What This Means for Investors

For investors in traditional automakers, the EV pullback is a double-edged sword. On one hand, reducing EV investment improves near-term cash flow and margins. On the other, it raises questions about long-term competitive positioning if EV adoption eventually accelerates.

Consider Ford's situation: the company's hybrid focus may prove prescient if consumers prefer that middle-ground technology, or it may represent a failure of nerve that cedes the electric future to competitors. The answer won't be clear for years.
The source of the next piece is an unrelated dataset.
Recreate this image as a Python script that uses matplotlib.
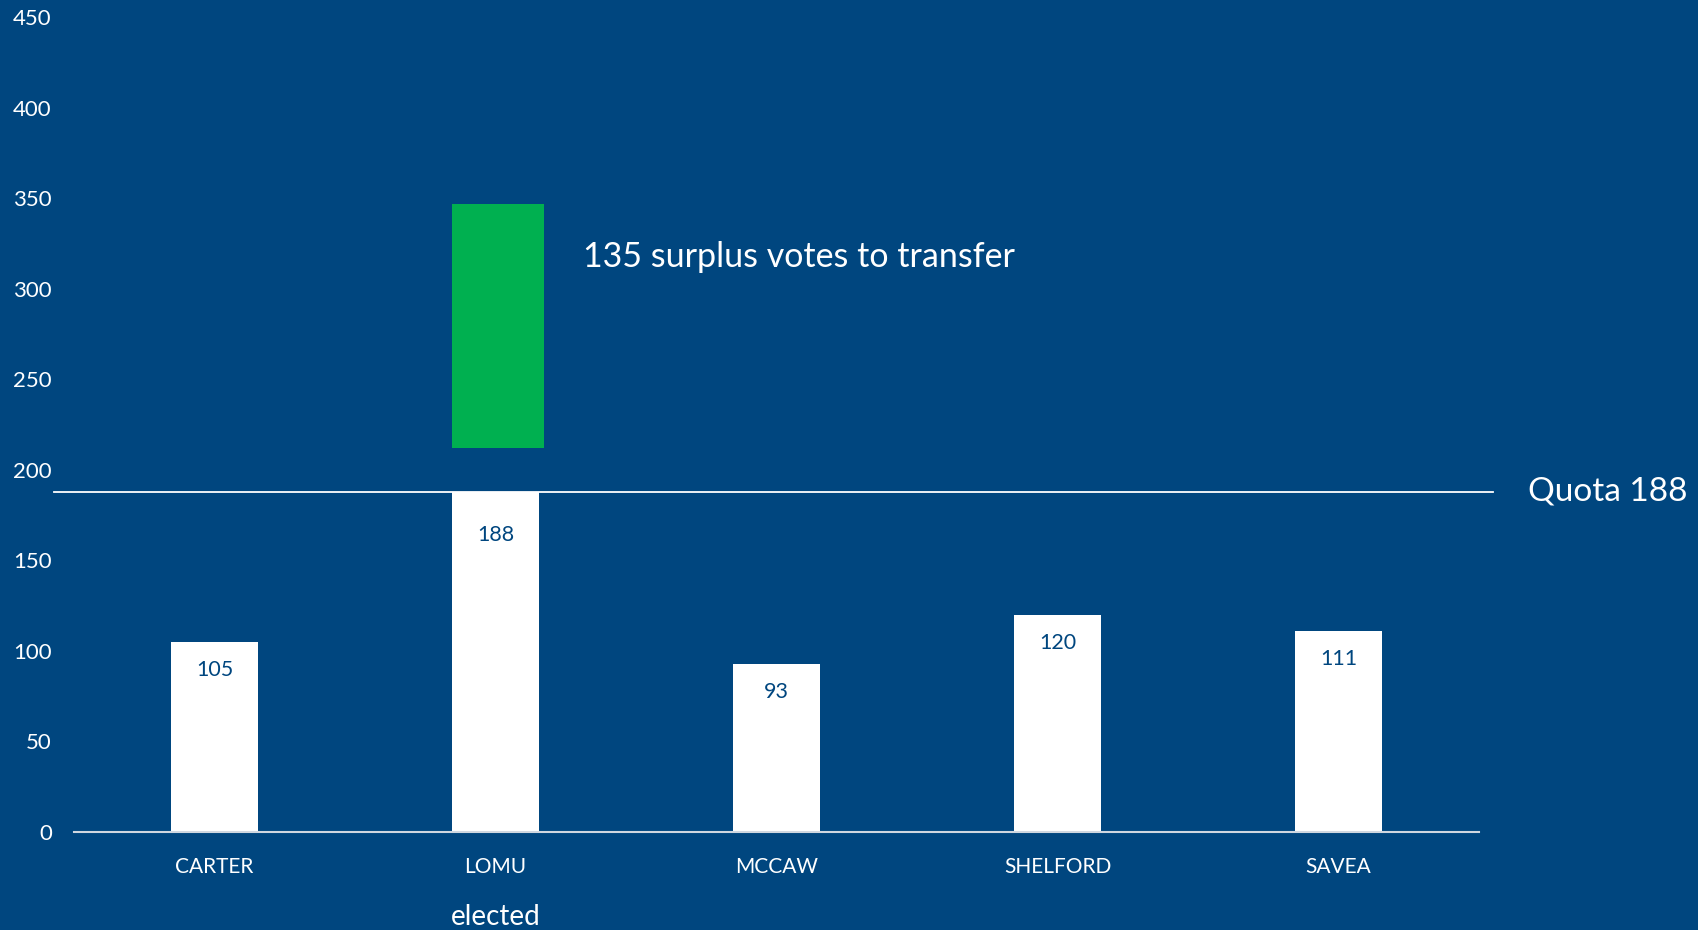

For pure-play EV investors, selectivity matters more than ever. Tesla's scale, brand, and technology advantages position it to weather the winter. Rivian, which has just launched its more affordable R2 model, is betting that a $45,000 price point can sustain growth even without incentives. Lucid and smaller players face existential questions about whether they can survive a prolonged demand trough.

The broader auto sector—suppliers, dealers, parts manufacturers—faces mixed implications. Companies exposed to EV-specific components may see orders slow, while those focused on hybrids could benefit from renewed automaker interest.

The Longer View

Despite the near-term challenges, the fundamental case for vehicle electrification remains intact. Battery costs continue to decline; charging infrastructure continues to expand; regulatory pressure for emissions reductions continues globally. EV Volumes projects that EVs will reach 27.5% of global sales by 2026, 43% by 2030, and over 83% by 2040.

The question is not whether EVs will eventually dominate—most analysts believe they will—but whether the transition will be smooth or volatile. The EV Winter suggests the latter. After years of hype-driven investment, the industry is entering a period of consolidation and recalibration.

For investors, patience and selectivity will be rewarded. The companies that emerge from the EV Winter with competitive cost structures, differentiated products, and sustainable demand will be positioned to benefit from the eventual acceleration. Those that overextended during the boom may not survive to see that day.